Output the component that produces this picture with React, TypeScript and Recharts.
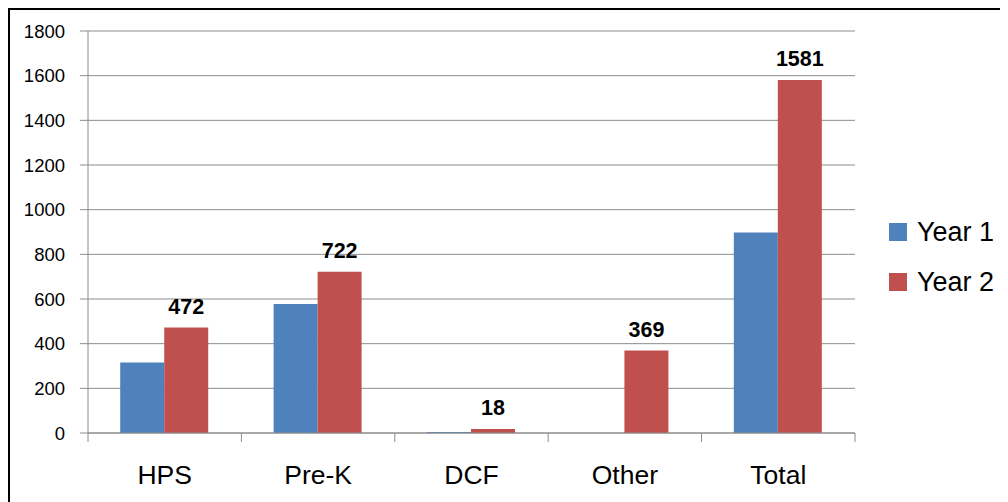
import { Bar, BarChart, CartesianGrid, LabelList, Legend, XAxis, YAxis } from "recharts";

const categories = ["HPS", "Pre-K", "DCF", "Other", "Total"];
const year1 = [316, 578, 5, 0, 898];
const year2 = [472, 722, 18, 369, 1581];
const yTicks = [0, 200, 400, 600, 800, 1000, 1200, 1400, 1600, 1800];

const data = categories.map((name, i) => ({ name, year1: year1[i], year2: year2[i] }));

const FONT = "'Liberation Sans', Arial, sans-serif";
const GRID = "#8c8c8c";

const chartW = 998;
const chartH = 492;
const margin = { top: 21, right: 153, bottom: 0, left: 0 };
const yAxisW = 78;
const xAxisH = 69;
const plotW = chartW - margin.left - margin.right - yAxisW;
const band = plotW / categories.length;

function CategoryTick(props: any) {
  const { x, y, payload, index } = props;
  const left = x - band / 2;
  const right = x + band / 2;
  return (
    <g>
      <line x1={left} x2={left} y1={y} y2={y + 9} stroke={GRID} strokeWidth={1} />
      {index === categories.length - 1 && (
        <line x1={right} x2={right} y1={y} y2={y + 9} stroke={GRID} strokeWidth={1} />
      )}
      <text x={x} y={y + 51} textAnchor="middle" fontSize={26.5} fill="#000" fontFamily={FONT}>
        {payload.value}
      </text>
    </g>
  );
}

function LegendBox(props: any) {
  const { payload } = props;
  return (
    <div style={{ fontFamily: FONT }}>
      {(payload || []).map((item: any) => (
        <div key={item.value} style={{ display: "flex", alignItems: "center", height: 50 }}>
          <div style={{ width: 18, height: 18, background: item.color, marginRight: 10 }} />
          <span style={{ fontSize: 27, color: "#000", lineHeight: "30px" }}>{item.value}</span>
        </div>
      ))}
    </div>
  );
}

export default function App() {
  return (
    <div
      style={{
        width: 1000,
        height: 494,
        borderLeft: "2px solid #000",
        borderTop: "2px solid #000",
        background: "#fff",
      }}
    >
      <BarChart
        width={chartW}
        height={chartH}
        data={data}
        margin={margin}
        barCategoryGap="21%"
        barGap={0}
        style={{ fontFamily: FONT }}
      >
        <CartesianGrid vertical={false} stroke={GRID} strokeDasharray="" />
        <XAxis
          dataKey="name"
          height={xAxisH}
          tickLine={false}
          tickSize={0}
          tickMargin={0}
          axisLine={{ stroke: GRID }}
          tick={<CategoryTick />}
          interval={0}
        />
        <YAxis
          width={yAxisW}
          domain={[0, 1800]}
          ticks={yTicks}
          interval={0}
          tickSize={8}
          tickMargin={15}
          tickLine={{ stroke: GRID }}
          axisLine={{ stroke: GRID }}
          tick={{ fill: "#000", fontSize: 18.5, fontFamily: FONT }}
        />
        <Legend
          layout="horizontal"
          verticalAlign="middle"
          align="center"
          content={<LegendBox />}
          wrapperStyle={{ left: 879, top: 197, width: 130 }}
        />
        <Bar dataKey="year1" name="Year 1" fill="#4F81BD" isAnimationActive={false} />
        <Bar dataKey="year2" name="Year 2" fill="#C0504D" isAnimationActive={false}>
          <LabelList
            dataKey="year2"
            position="top"
            offset={14}
            fill="#000"
            fontSize={21.5}
            fontWeight="bold"
            fontFamily={FONT}
          />
        </Bar>
      </BarChart>
    </div>
  );
}
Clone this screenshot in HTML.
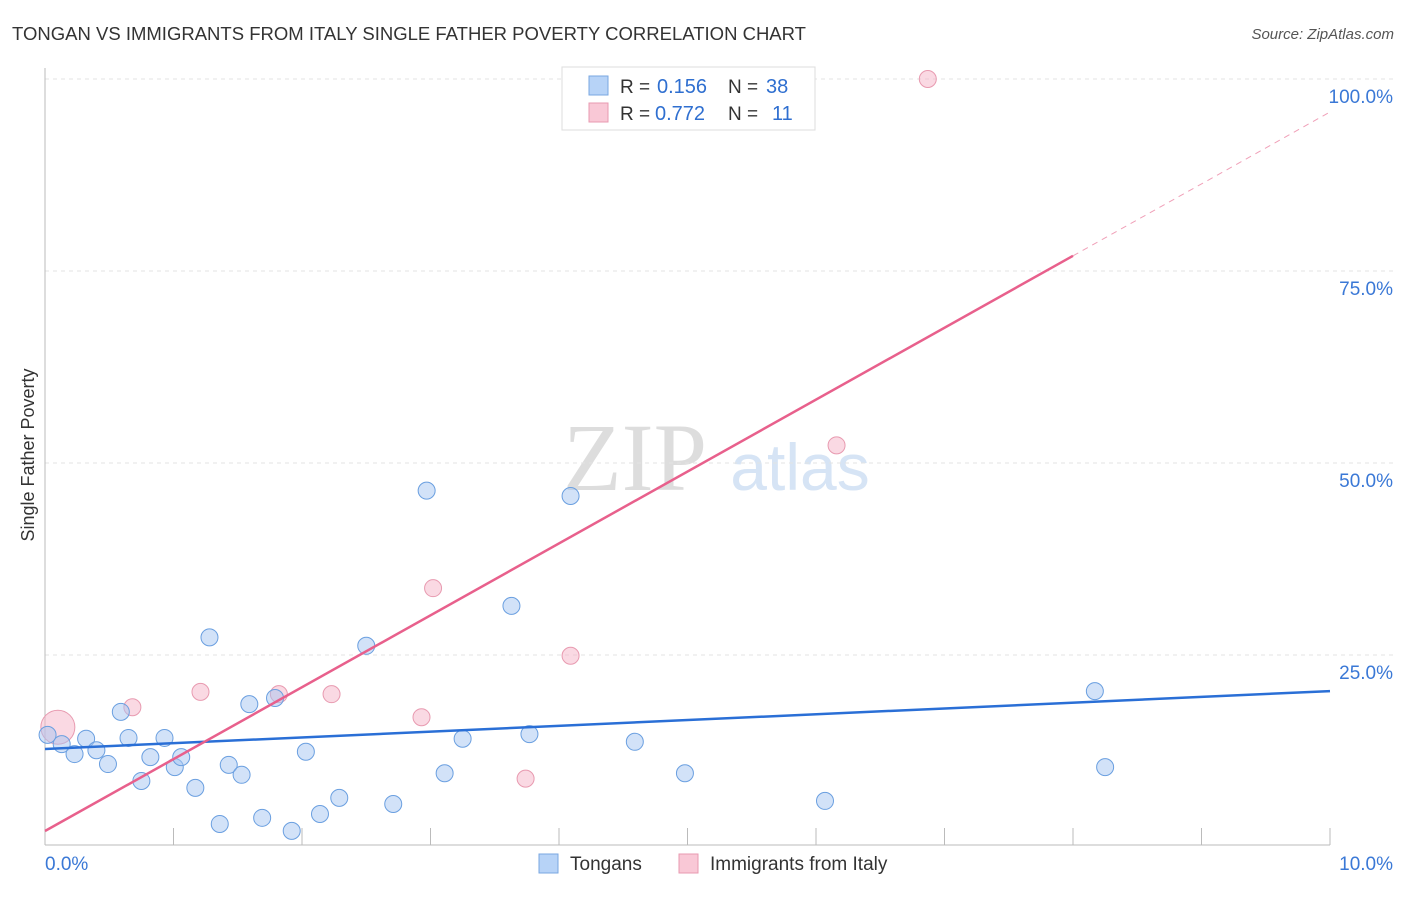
<!DOCTYPE html>
<html><head><meta charset="utf-8"><style>
body{margin:0;background:#fff;font-family:"Liberation Sans",sans-serif}
</style></head><body>
<svg width="1406" height="892" xmlns="http://www.w3.org/2000/svg" id="chart">
<text x="12" y="40" font-size="18" fill="#333" textLength="794" lengthAdjust="spacingAndGlyphs">TONGAN VS IMMIGRANTS FROM ITALY SINGLE FATHER POVERTY CORRELATION CHART</text>
<text x="1394" y="39" font-size="15" fill="#555" font-style="italic" text-anchor="end">Source: ZipAtlas.com</text>
<text x="635" y="490" font-size="96" fill="#ddd" font-family="Liberation Serif,serif" text-anchor="middle">ZIP</text>
<text x="800" y="490" font-size="66" fill="#d6e4f5" text-anchor="middle">atlas</text>
<text transform="translate(34,455) rotate(-90)" font-size="18" fill="#333" text-anchor="middle">Single Father Poverty</text>
<g id="grid"></g><g id="marks"></g>
<g>
<rect x="562" y="67" width="253" height="63" fill="#fff" stroke="#ddd"/>
<rect x="589" y="76" width="19" height="19" fill="#b7d3f7" stroke="#7aa7e0"/>
<rect x="589" y="103" width="19" height="19" fill="#f9c8d6" stroke="#e89ab0"/>
<text x="620" y="93" font-size="19" fill="#333">R =</text>
<text x="657" y="93" font-size="20" fill="#2f6fd0">0.156</text>
<text x="728" y="93" font-size="19" fill="#333">N =</text>
<text x="766" y="93" font-size="20" fill="#2f6fd0">38</text>
<text x="620" y="120" font-size="19" fill="#333">R =</text>
<text x="655" y="120" font-size="20" fill="#2f6fd0">0.772</text>
<text x="728" y="120" font-size="19" fill="#333">N =</text>
<text x="772" y="120" font-size="20" fill="#2f6fd0">11</text>
</g>
<g>
<rect x="539" y="854" width="19" height="19" fill="#b7d3f7" stroke="#7aa7e0"/>
<text x="570" y="870" font-size="19" fill="#333">Tongans</text>
<rect x="679" y="854" width="19" height="19" fill="#f9c8d6" stroke="#e89ab0"/>
<text x="710" y="870" font-size="19" fill="#333">Immigrants from Italy</text>
</g>
</svg>
<script>
const yTicks=[25,50,75,100];
const yTickLabels=["25.0%","50.0%","75.0%","100.0%"];
const xTickVals=[1,2,3,4,5,6,7,8,9,10];
const tonganX=[0.02,0.13,0.23,0.32,0.40,0.49,0.59,0.65,0.75,0.82,0.93,1.01,1.06,1.17,1.28,1.36,1.43,1.53,1.59,1.69,1.79,1.92,2.03,2.14,2.29,2.50,2.71,2.97,3.11,3.25,3.63,3.77,4.09,4.59,4.98,6.07,8.17,8.25];
const tonganY=[14.6,13.4,12.1,14.1,12.6,10.8,17.6,14.2,8.6,11.7,14.2,10.4,11.7,7.7,27.3,3.0,10.7,9.4,18.6,3.8,19.4,2.1,12.4,4.3,6.4,26.2,5.6,46.4,9.6,14.1,31.4,14.7,45.7,13.7,9.6,6.0,20.3,10.4];
const italyX=[0.10,0.68,1.21,1.82,2.23,2.93,3.02,3.74,4.09,6.16,6.87];
const italyY=[15.6,18.2,20.2,19.9,19.9,16.9,33.7,8.9,24.9,52.3,100];
const tonganTrend=[12.76,20.3];
const italyTrend=[2.08,95.7];
const italySolidEnd=8.0;
const X=v=>45+v*128.5, Y=v=>847-v*7.68;
const NS="http://www.w3.org/2000/svg";
function mk(p,t,a){const e=document.createElementNS(NS,t);for(const k in a)e.setAttribute(k,a[k]);p.appendChild(e);return e;}
const g=document.getElementById('grid'), m=document.getElementById('marks');
yTicks.forEach((v,i)=>{
 const l=mk(g,'line',{x1:45,x2:1395,y1:Y(v),y2:Y(v),stroke:'#e3e3e3','stroke-dasharray':'4,4'});
 
 
 const t=mk(g,'text',{x:1393,y:Y(v)+24,'font-size':19,fill:'#3a78d6','text-anchor':'end'});t.textContent=yTickLabels[i];
 
 
});
const ax=mk(g,'line',{x1:45,x2:1330,y1:845,y2:845,stroke:'#bbb'});


const ay=mk(g,'line',{x1:45,x2:45,y1:68,y2:845,stroke:'#bbb'});


xTickVals.forEach(v=>{const t=mk(g,'line',{x1:X(v),x2:X(v),y1:828,y2:845,stroke:'#bbb'});
 
 });
const x0=mk(g,'text',{x:45,y:870,'font-size':19,fill:'#3a78d6'});x0.textContent='0.0%';


const x1=mk(g,'text',{x:1393,y:870,'font-size':19,fill:'#3a78d6','text-anchor':'end'});x1.textContent='10.0%';


italyX.forEach((v,i)=>{const c=mk(m,'circle',{cx:X(v),cy:Y(italyY[i]),r:i===0?17:8.5,fill:'rgba(246,180,200,0.5)',stroke:'#e89ab0','stroke-width':1});
 
 });
tonganX.forEach((v,i)=>{const c=mk(m,'circle',{cx:X(v),cy:Y(tonganY[i]),r:8.5,fill:'rgba(165,198,242,0.5)',stroke:'#6a9fe0','stroke-width':1});
 
 });
const tl=mk(m,'line',{x1:X(0),y1:Y(tonganTrend[0]),x2:X(10),y2:Y(tonganTrend[1]),stroke:'#2a6fd6','stroke-width':2.5});


const yS=italyTrend[0]+(italyTrend[1]-italyTrend[0])*italySolidEnd/10;
const il=mk(m,'line',{x1:X(0),y1:Y(italyTrend[0]),x2:X(italySolidEnd),y2:Y(yS),stroke:'#e8608c','stroke-width':2.5});


const id=mk(m,'line',{x1:X(italySolidEnd),y1:Y(yS),x2:X(10),y2:Y(italyTrend[1]),stroke:'#f0a0b8','stroke-width':1,'stroke-dasharray':'6,5'});


</script>
</body></html>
════════════════════
- **WHAT YOU WILL DO**:
From the opening line of the entries above to the line containing "Legend, XAxis, YAxis", please transcribe each line exactly, skipping every picture.

- **FULL OUTPUT**:
Output the component that produces this picture with React, TypeScript and Recharts.
import { Bar, BarChart, CartesianGrid, LabelList, Legend, XAxis, YAxis } from "recharts";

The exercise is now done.